1950’lerde, “Yansıtma ve Derinleşme Üzerine Paranoyak – Eleştiri” metodunu geliştiren ressamın eserlerinin büyük bir çoğunluğunun konusunu din, tarih ve fen bilimleri oluşturuyordu. Bu yıllar içerisinde Cristo de San Juan de la Cruz,
Galatea de Las Esferas, Corpus Hipercubicus, Amerika’nın Kristof Kolomb Tarafından Keşfi ve Son Yemek gibi çok tanınan yapıtlarını verdi.

1960 yılında doğduğu yer olan Figueres’de en büyük projesi olan ve 1974 yılına kadar uğraş vereceği Dali Tiyatrosu ve Müzesi‘ni kurmak için kollarını sıvayan Dali, ünlü lolipop markası Chupa Chups‘un da logosunu hazırlamıştı. 1969 yılında yapılan eurovizyon şarkı yarışmasının tanıtımlarından ve sahne düzeninden de sorumlu olan ressam, Gerona‘da Pubol Şatosu’nu satın aldı ve içini yenilemeye başladı.
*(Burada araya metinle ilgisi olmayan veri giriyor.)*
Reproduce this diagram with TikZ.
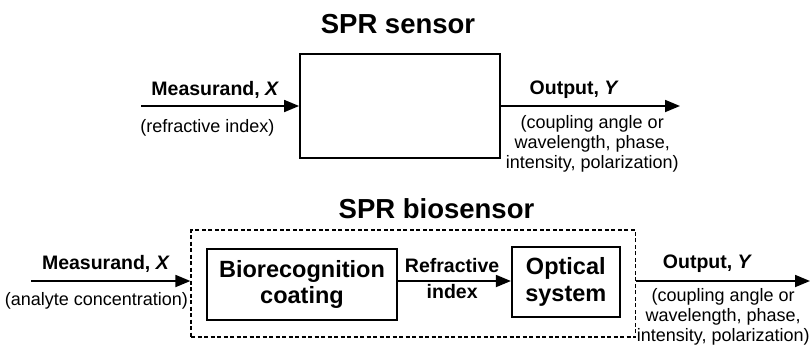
\documentclass[tikz,border=0pt]{standalone}
\usepackage{fontspec}
\setmainfont{Liberation Sans}
\usetikzlibrary{
  arrows.meta,
  calc,
  fit,
  positioning
}
\tikzset{
  signal/.style={
    -{Triangle[length=15pt,width=12pt]},
    line width=1.8pt
  },
  block/.style={
    draw,
    line width=1.8pt,
    align=center,
    inner sep=0pt,
    font=\fontsize{23.5}{26.5}\selectfont\bfseries
  },
  boundary/.style={
    draw,
    line width=1.4pt,
    dash pattern=on 4pt off 2.5pt
  },
  heading/.style={
    anchor=base,
    inner sep=0pt,
    font=\fontsize{27.5}{30}\selectfont\bfseries
  },
  quantity/.style={
    anchor=base,
    inner sep=0pt,
    font=\fontsize{19.5}{22}\selectfont\bfseries
  },
  remark/.style={
    inner sep=0pt,
    align=center,
    font=\fontsize{18}{20}\selectfont
  }
}

\begin{document}
\begin{tikzpicture}[x=1pt, y=1pt]
  \useasboundingbox (0,0) rectangle (810,-346);

  % Sensor on its own.
  \node[heading] (sensortitle) at (398,-33) {SPR sensor};
  \node[block, minimum width=200pt, minimum height=104pt] (sensor)
    at (400,-106) {};
  \coordinate (sensorin) at (141,-106);
  \coordinate (sensorout) at (680,-106);
  \draw[signal] (sensorin) --
    node[quantity, pos=.47, yshift=11pt] (sensormeas) {Measurand, \textit{X}}
    node[remark, anchor=base, pos=.42, yshift=-26pt] (sensorri) {(refractive index)}
    (sensor.west);
  \draw[signal] (sensor.east) --
    node[quantity, pos=.41, yshift=11.5pt] (sensorouty) {Output, \textit{Y}}
    node[remark, anchor=north, pos=.51, yshift=-9pt] (sensorlist)
      {(coupling angle or\\wavelength, phase,\\intensity, polarization)}
    (sensorout);

  % Biosensor: coating plus optics.
  \node[heading] (biotitle) at (436.5,-218) {SPR biosensor};
  \node[block, minimum width=190pt, minimum height=71pt] (coating)
    at (302,-284.5) {Biorecognition\\coating};
  \node[block, minimum width=108pt, minimum height=70pt,
    right=113pt of coating, yshift=2.5pt] (optics) {Optical\\system};
  \node[boundary, fit=(coating)(optics), inner xsep=15pt,
    inner ysep=16pt] (biosensor) {};
  \coordinate (axis) at (0,-281);
  \coordinate (bioin) at (31,-281);
  \coordinate (bioout) at (810,-281);
  \draw[signal] (bioin) --
    node[quantity, pos=.47, yshift=12pt] (biomeas) {Measurand, \textit{X}}
    node[remark, anchor=base, pos=.41, yshift=-24pt] (bioac) {(analyte concentration)}
    (bioin -| biosensor.west);
  \draw[signal] (coating.east |- axis) --
    node[quantity, pos=.48, yshift=9pt] (ritop) {Refractive}
    node[quantity, pos=.48, yshift=-17.5pt] (ribottom) {index}
    (optics.west |- axis);
  \draw[signal] (biosensor.east |- axis) --
    node[quantity, pos=.41, yshift=13pt] (biouty) {Output, \textit{Y}}
    node[remark, anchor=north, pos=.50, yshift=-7pt] (biolist)
      {(coupling angle or\\wavelength, phase,\\intensity, polarization)}
    (bioout);
\end{tikzpicture}
\end{document}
60’lı yıllarda, Los Angeles (1964), New York Modern Sanatlar Müzesi (1966), Rótterdam (1974),
Dalí Cleveland Müzesi (1971), París George Pompidou Merkezi (1979), Londra Tate Gallery (1980), Madrit Çağdaş Sanatlar İspanyol Müzesi (1983), Barselona Pedralbes Sarayı (1983) gibi dünyanın en büyük sanat merkezlerinde Dali’nin geniş çaplı antolojik sergileri sanatseverlerle buluştu.

Sadece resim sanatında değil güzel sanatların birçok alanında da yapıtlar veren Dali şaşırtıcı ve olağanüstü projeleri de hayata geçirdi. Ressam, bir smokini, içinde filtre bulunan likör kadehleriyle kaplayarak gerçekleştirdiği çalışmaya Afrodizyak Ceket adını vermişti. Daha sonra ahize yerine kabuklu hayvan kullandığı Istakoz Telefon’u icat etti. Çekmeceli Milo Venüs isimli eserinde ise ünlü heykeli çekmeceli gülünç bir mobilyaya dönüştüren Dali, memeler, göbek ve dizlerle mobilyanın kulplarını oluşturmuştu. Bu çalışma daha sonra mobilyacılık ve mücevhercilik alanında üretilen birçok lüks eşyaya da uygulandı. Breton tarafından Fransızcada dolar düşkünü anlamına gelen “Avida Dollars” anagramıyla sürekli olarak eleştirilen Dali, yapıtlarını bir meta olarak ortaya koyduğu için “Sanat için sanat” düşüncesini yıkmaya çalışmıştı. Amacı sanatın, hayatın her alanını doğrudan doğruya ilgilendiren bir yaşam biçimi olduğunu göstermekti.

Robert Descharnes ile birlikte Dantelacı Kadının ve Gergedanın İnanılmaz Öyküsü’nü yöneten Dali, 1978‘de
Yukarı Moğolistan’dan İzlenimler (Impressions de Haute Mongolie) adıyla deneysel bir de film çevirdi.

1982 yılında tek aşkı Gala’nın ölümünün ardından Dali büyük bir travma geçirdi ve sağlığı da gitgide bozulmaya başladı. 1984‘te İspanya’daki şatosunda çıkan yangından sonra rahatsızlığı iyice artan Dali, son yıllarının bir kısmını Pubol’daki şatoda, bir kısmını da kendi kurduğu Tiyatro Müzesi’nin yanındaki Torre Galatea’daki özel odasında inzivada geçirdi. Salvador Dali 23 Ocak 1989‘da Figueras hastanesinde, 84 yaşındayken hayata gözlerini yumdu ve Figueras’daki müzesine hâkim olan dev kubbenin altına gömüldü.

Dali tüm varlığını ve koleksiyonunu İspanya devletine bırakmıştı.